A América Latina também tem demonstrado que a implantação de novos sistemas de ônibus é uma alternativa real de melhoria das condições ambientais. É importante recordar que a principal metodologia aprovada pela ONU para comprovação de redução de carbono (metodologia AM0031) se destina a sistemas BRT. O Transmilênio de Bogotá se consolidou, a nível mundial, como projeto de transporte em grande escala, pioneiro também como Mecanismo de Desenvolvimento Limpo (MDL).

Isto insere os novos sistemas de ônibus em um modelo de negócios eficiente e ambientalmente amigável, com parcerias público-privadas, investimentos em infraestrutura e recursos financeiros adicionais de créditos de carbono.

Profissionais de todo o mundo vão se reunir a partir de amanhã, dia 5, no Rio de Janeiro, para debater o futuro deste modo de transporte na 8ª Conferência Internacional sobre Ônibus da União Internacional de Transporte Público (UITP), cujo objetivo é tornar os seus ganhos de qualidade uma realidade para todas as cidades.

O tema da edição é “Crescendo com o Transporte Público por Ônibus”, enfatizando o importante papel que eles desempenham dentro da estratégia da UITP de dobrar a participação de mercado do transporte público até 2025. Após recentes edições em Istambul e em Lyon, a conferência retorna à América Latina, colocando o continente no foco internacional sobre a excelência dos novos sistemas de ônibus.

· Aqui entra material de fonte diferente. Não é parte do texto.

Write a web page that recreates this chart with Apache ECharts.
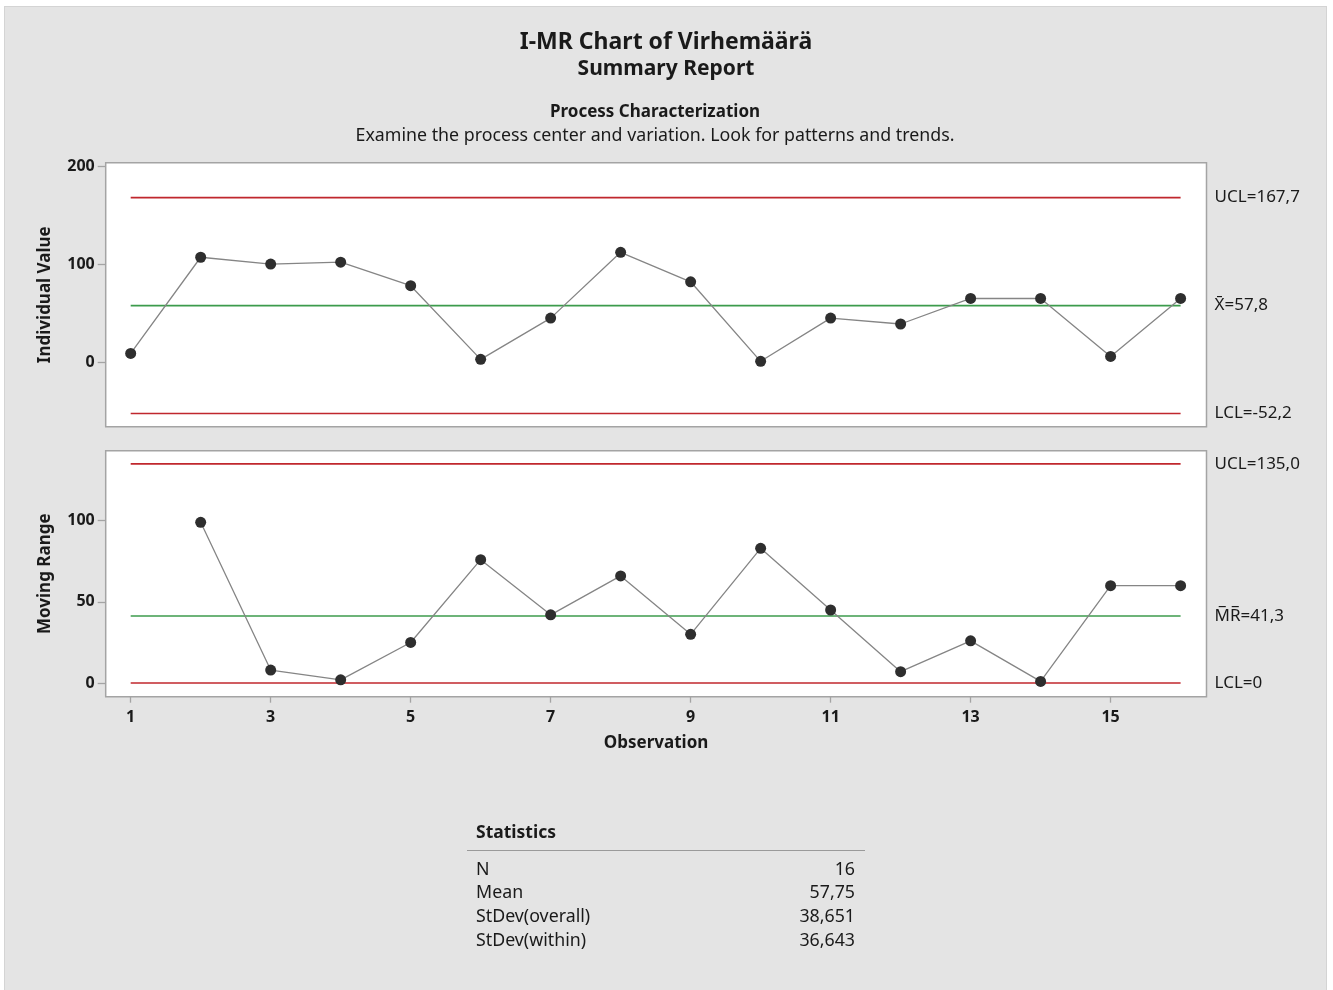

Não há dúvidas de que existem alternativas mais eficientes para a América Latina e para o mundo, considerando toda a cadeia produtiva, a capacidade de investimento das cidades e o olhar mais atento às questões ambientais. O transporte público é um elemento básico de combate às alterações climáticas e não haverá melhoria na qualidade ambiental das cidades sem políticas públicas de estímulo a novos sistemas de ônibus, mantendo um mix de distintas tecnologias e operações.

O Brasil pode se orgulhar da introdução do sistema de Transporte Rápido por Ônibus (BRT), cujo conceito originou-se em Curitiba em 1974 e que está sendo usado atualmente em mais de 180 cidades do mundo inteiro.

*Alain Flausch é o secretário geral da União Internacional de Transporte Público.